Matéria publicada no Jornal do Brasil
Por Flora Sussekind – Rio de Janeiro – 01.03.1985

Barra

A sensação de não estar de todo

Uma estrela que entra de repente no quarto de duas crianças e resolve leva-las para viajar pelo espaço. Um bicho que resolve fugir de seu mundo onde tudo é lilás para conhecer outras formas e cores. Outra estrela, entediada com o próprio cotidiano, que foge para a terra em busca de aventura. Um sapo e um grupo de vampiros que, sem aviso prévio, se veem subitamente transformados num príncipe e num pequeno grupo de beija-flores. Se não tivessem mais nada em comum, ao menos o “deslocamento”, certo jeito ‘gauche’, familiariza esses personagens a rigor tão distantes como estrelas, insetos, vampiros e sapos. Mas alguma coisa a mais os aproxima. São estes os protagonistas dos espetáculos infantis mais cuidados atualmente em temporada. A estrela-guia de Astro-Folias, p bichinho de O Planeta Lilás, a estrela Tainá de Morangos e Lunetas, o sapo-príncipe de Sapomorfose e seus amigos vampiros: todos eles personagens fora-de-lugar.

Crianças no espaço, estrela na Terra, o bicho de uma violeta solto nas páginas de um livro, um sapo dono de um castelo: é o hiato nítido entre o perfil do personagem e o lugar em que se encontra que serve de mote à ação dramática. É esse hiato mesmo, esse descompasso, que se dramatiza. Como se a temporada teatral se encarregasse, à maneira de uma parábola, de falar da própria “sensação de não estar de todo” tão característica à criança, a quem de certo modo, ainda não pertence ao “mundo dos brancos”. E olha para ele com distância semelhante àquela de Tainá misturada ao dia-a-dia da Terra, do Sapo transformada em Príncipe diante da vida no castelo, do bicho lilás, fora de sua violeta, para as letras e cores de um livro.

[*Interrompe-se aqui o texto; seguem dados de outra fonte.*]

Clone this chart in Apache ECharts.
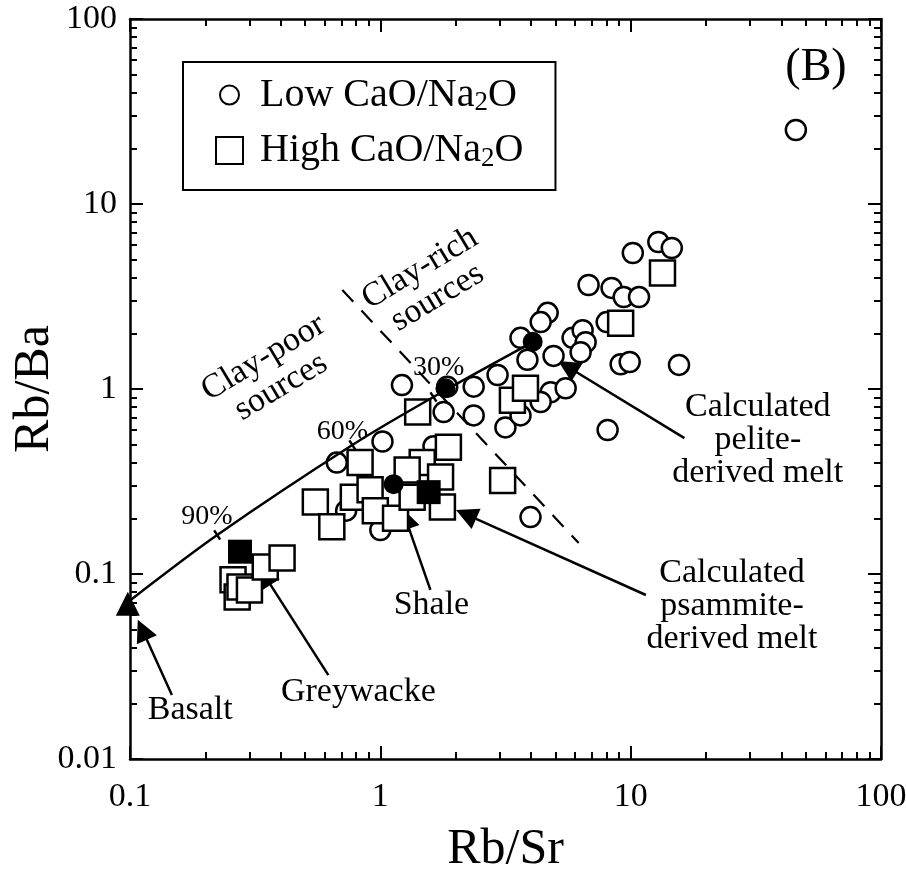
<!DOCTYPE html>
<html>
<head>
<meta charset="utf-8">
<title>Rb/Ba vs Rb/Sr</title>
<script src="https://cdn.jsdelivr.net/npm/echarts@6.0.0/dist/echarts.min.js"></script>
<style>
html, body { margin: 0; padding: 0; background: #fff; }
#chart { width: 906px; height: 872px; }
</style>
</head>
<body>
<div id="chart"></div>
<script>
"use strict";
// Low CaO/Na2O samples (open circles)
const lowX = [45.7, 10.2, 12.9, 14.6, 6.79, 8.39, 9.38, 10.8, 8.02, 9.12, 9.91, 15.6, 8.09,
    4.66, 4.37, 3.63, 5.86, 6.43, 6.61, 6.31, 4.92, 4.79, 5.50, 4.37, 3.16, 3.63, 2.36, 2.94,
    2.36, 1.85, 1.22, 1.79, 1.02, 0.67, 1.63, 3.98, 3.87, 1.00, 0.73];
const lowY = [25.1, 5.43, 6.23, 5.78, 3.65, 3.52, 3.14, 3.14, 2.30, 1.36, 1.40, 1.35, 0.60,
    2.58, 2.30, 1.89, 1.89, 2.08, 1.79, 1.58, 1.51, 0.96, 1.01, 0.85, 0.62, 0.72, 1.03, 1.19,
    0.72, 1.03, 1.05, 0.75, 0.52, 0.40, 0.49, 0.203, 1.44, 0.173, 0.22];
// High CaO/Na2O samples (open squares)
const highX = [13.4, 9.12, 3.37, 3.80, 1.41, 1.87, 0.83, 3.08, 1.47, 0.55, 0.64, 0.78, 0.91,
    0.955, 1.15, 1.28, 1.34, 1.74, 1.77, 0.258, 0.268, 0.275, 0.30, 0.347, 0.405];
const highY = [4.24, 2.27, 0.87, 1.01, 0.75, 0.485, 0.40, 0.32, 0.40, 0.245, 0.18, 0.26, 0.285,
    0.22, 0.20, 0.365, 0.26, 0.334, 0.23, 0.093, 0.075, 0.085, 0.082, 0.109, 0.122];
// reference compositions (filled symbols)
const refX = [0.098, 0.275, 1.13, 1.56, 1.82, 4.06];
const refY = [0.069, 0.132, 0.306, 0.277, 1.01, 1.80];
const refKind = ['triangle', 'rect', 'circle', 'rect', 'circle', 'circle'];
// basalt - pelite melt mixing curve and its percentage marks
const mixX = [0.1, 0.223, 0.773, 1.63, 4.06];
const mixY = [0.072, 0.1625, 0.498, 0.905, 1.79];
const mixMarks = ['', '90%', '60%', '30%', ''];
// clay-poor / clay-rich divide
const divideX = [0.705, 6.2];
const divideY = [3.43, 0.147];
// leader arrows: label end -> sample end
const arrowFrom = [[0.147, 0.0222], [0.62, 0.0284], [1.585, 0.082], [11.5, 0.077], [16.4, 0.543]];
const arrowTo = [[0.112, 0.050], [0.345, 0.098], [1.26, 0.20], [2.2, 0.21], [5.6, 1.32]];
// annotations
const noteText = ['Basalt', 'Greywacke', 'Shale', 'Calculated\npelite-\nderived melt',
    'Calculated\npsammite-\nderived melt', 'Clay-poor\nsources', 'Clay-rich\nsources',
    '90%', '60%', '30%', '(B)'];
const noteX = [0.174, 0.817, 1.6, 32.2, 25.4, 0.37, 1.56, 0.203, 0.705, 1.71, 55];
const noteY = [0.0184, 0.023, 0.068, 0.53, 0.0672, 1.23, 3.74, 0.203, 0.586, 1.30, 54.3];
// axes
const xRange = [0.1, 100];
const yRange = [0.01, 100];
const xTickLabels = ['0.1', '1', '10', '100'];
const yTickLabels = ['0.01', '0.1', '1', '10', '100'];

const chart = echarts.init(document.getElementById('chart'));
const FONT = '"Liberation Serif", "Times New Roman", serif';
const INK = '#000';

function pairs(xs, ys) {
    return xs.map((x, i) => [x, ys[i]]);
}
// 2..9 times every decade, for the short ticks
function minorTicks(lo, hi) {
    const out = [];
    for (let d = lo; d < hi * 0.99; d *= 10) {
        for (let m = 2; m <= 9; m++) {
            out.push(+(d * m).toPrecision(3));
        }
    }
    return out;
}

const axisCommon = {
    type: 'log',
    logBase: 10,
    splitLine: { show: false },
    axisLine: { show: true, onZero: false, lineStyle: { color: INK, width: 2.5 } },
    axisTick: { show: true, inside: true, length: 13, lineStyle: { color: INK, width: 2 } },
    axisLabel: { show: false }
};
// extra axes carrying only the minor ticks
const minorAxis = {
    type: 'log',
    logBase: 10,
    splitLine: { show: false },
    axisLine: { show: false },
    axisLabel: { show: false },
    axisTick: { show: true, inside: true, length: 7, lineStyle: { color: INK, width: 2 } }
};
const labelStyle = { fontFamily: FONT, fontSize: 34, color: INK };
const nameStyle = { fontFamily: FONT, fontSize: 50, color: INK };
const xMinor = minorTicks(xRange[0], xRange[1]);
const yMinor = minorTicks(yRange[0], yRange[1]);

function minorX(position) {
    return Object.assign({}, minorAxis, { min: xRange[0], max: xRange[1], position,
        axisTick: Object.assign({}, minorAxis.axisTick, { customValues: xMinor }) });
}
function minorY(position) {
    return Object.assign({}, minorAxis, { min: yRange[0], max: yRange[1], position,
        axisTick: Object.assign({}, minorAxis.axisTick, { customValues: yMinor }) });
}

const noteStyle = [
    {}, {}, {}, { lineHeight: 33 }, { lineHeight: 33 },
    { rotate: 31, lineHeight: 34 }, { rotate: 31, lineHeight: 34 },
    { fontSize: 28 }, { fontSize: 28 }, { fontSize: 28 }, { fontSize: 46 }
];

const mixData = mixX.map((x, i) => ({
    value: [x, mixY[i]],
    symbol: mixMarks[i] ? 'rect' : 'none'
}));

const option = {
    animation: false,
    backgroundColor: '#fff',
    grid: { left: 130, right: 25, top: 19, bottom: 113, containLabel: false, outerBoundsMode: 'none' },
    xAxis: [
        Object.assign({}, axisCommon, {
            min: xRange[0], max: xRange[1], position: 'bottom',
            name: 'Rb/Sr', nameLocation: 'middle', nameGap: 66, nameMoveOverlap: false,
            nameTextStyle: nameStyle,
            axisLabel: Object.assign({ show: true, margin: 21,
                formatter: (v, i) => xTickLabels[i] }, labelStyle)
        }),
        Object.assign({}, axisCommon, { min: xRange[0], max: xRange[1], position: 'top' }),
        minorX('bottom'),
        minorX('top')
    ],
    yAxis: [
        Object.assign({}, axisCommon, {
            min: yRange[0], max: yRange[1], position: 'left',
            name: 'Rb/Ba', nameLocation: 'middle', nameGap: 70, nameMoveOverlap: false,
            nameTextStyle: nameStyle,
            axisLabel: Object.assign({ show: true, margin: 13,
                formatter: (v, i) => yTickLabels[i] }, labelStyle)
        }),
        Object.assign({}, axisCommon, { min: yRange[0], max: yRange[1], position: 'right' }),
        minorY('left'),
        minorY('right')
    ],
    legend: {
        orient: 'vertical',
        left: 183,
        top: 62,
        padding: [13, 32, 18, 32],
        itemGap: 14,
        itemWidth: 27,
        itemHeight: 27,
        borderColor: INK,
        borderWidth: 2,
        selectedMode: false,
        data: [
            { name: 'Low CaO/Na2O', icon: 'path://M0,0M27,27M4,13.5a9.5,9.5 0 1 0 19,0a9.5,9.5 0 1 0 -19,0z' },
            { name: 'High CaO/Na2O', icon: 'rect' }
        ],
        formatter: name => name.replace('Na2O', 'Na{s|2}O'),
        textStyle: {
            fontFamily: FONT, fontSize: 40, color: INK, padding: [0, 0, 0, 12],
            rich: { s: { fontFamily: FONT, fontSize: 27, color: INK, padding: [16, 0, 0, 0] } }
        }
    },
    series: [
        {
            type: 'line', name: 'mixing', smooth: 0.3, silent: true,
            data: mixData,
            symbolSize: [2.5, 11], symbolRotate: 33,
            itemStyle: { color: INK, opacity: 1 },
            lineStyle: { color: INK, width: 2.5 }
        },
        {
            type: 'scatter', name: 'Low CaO/Na2O', symbol: 'circle', symbolSize: 20, clip: false,
            data: pairs(lowX, lowY),
            itemStyle: { color: '#fff', borderColor: INK, borderWidth: 2.5, opacity: 1 }
        },
        {
            type: 'scatter', name: 'High CaO/Na2O', symbol: 'rect', symbolSize: 25, clip: false,
            data: pairs(highX, highY),
            itemStyle: { color: '#fff', borderColor: INK, borderWidth: 2.5, opacity: 1 }
        },
        {
            type: 'scatter', name: 'reference', clip: false, silent: true,
            data: refX.map((x, i) => ({
                value: [x, refY[i]],
                symbol: refKind[i],
                symbolSize: refKind[i] === 'circle' ? 20 : 24
            })),
            itemStyle: { color: INK, opacity: 1 }
        },
        {
            type: 'line', name: 'divide', silent: true, symbol: 'none',
            data: pairs(divideX, divideY),
            lineStyle: { color: INK, width: 2.2, type: [16, 12] }
        },
        {
            type: 'lines', name: 'arrows', coordinateSystem: 'cartesian2d', silent: true,
            symbol: ['none', 'triangle'], symbolSize: 22,
            lineStyle: { color: INK, width: 2.5, opacity: 1, curveness: 0 },
            data: arrowFrom.map((f, i) => ({ coords: [f, arrowTo[i]] }))
        },
        {
            type: 'scatter', name: 'notes', silent: true, clip: false, symbolSize: 1,
            itemStyle: { color: 'rgba(0,0,0,0)', opacity: 1 },
            label: {
                show: true, position: 'inside', formatter: p => p.name, opacity: 1,
                fontFamily: FONT, fontSize: 34, color: INK, align: 'center', verticalAlign: 'middle'
            },
            data: noteText.map((t, i) => ({
                name: t,
                value: [noteX[i], noteY[i]],
                label: noteStyle[i]
            }))
        }
    ]
};
chart.setOption(option);
</script>
</body>
</html>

É um pouco a própria imagem, portanto, que o espectador infantil vê metamorfoseada em cena, como se com fantasia de sapo ou estrela, seu próprio deslocamento, ficcionalizado, adquirisse ritmo próprio e tomasse rumos nem sempre previsíveis e por isso mesmo interessantes de ver. Mas ainda de fora, com a luneta crítica que a distância do palco empresta ao espectador.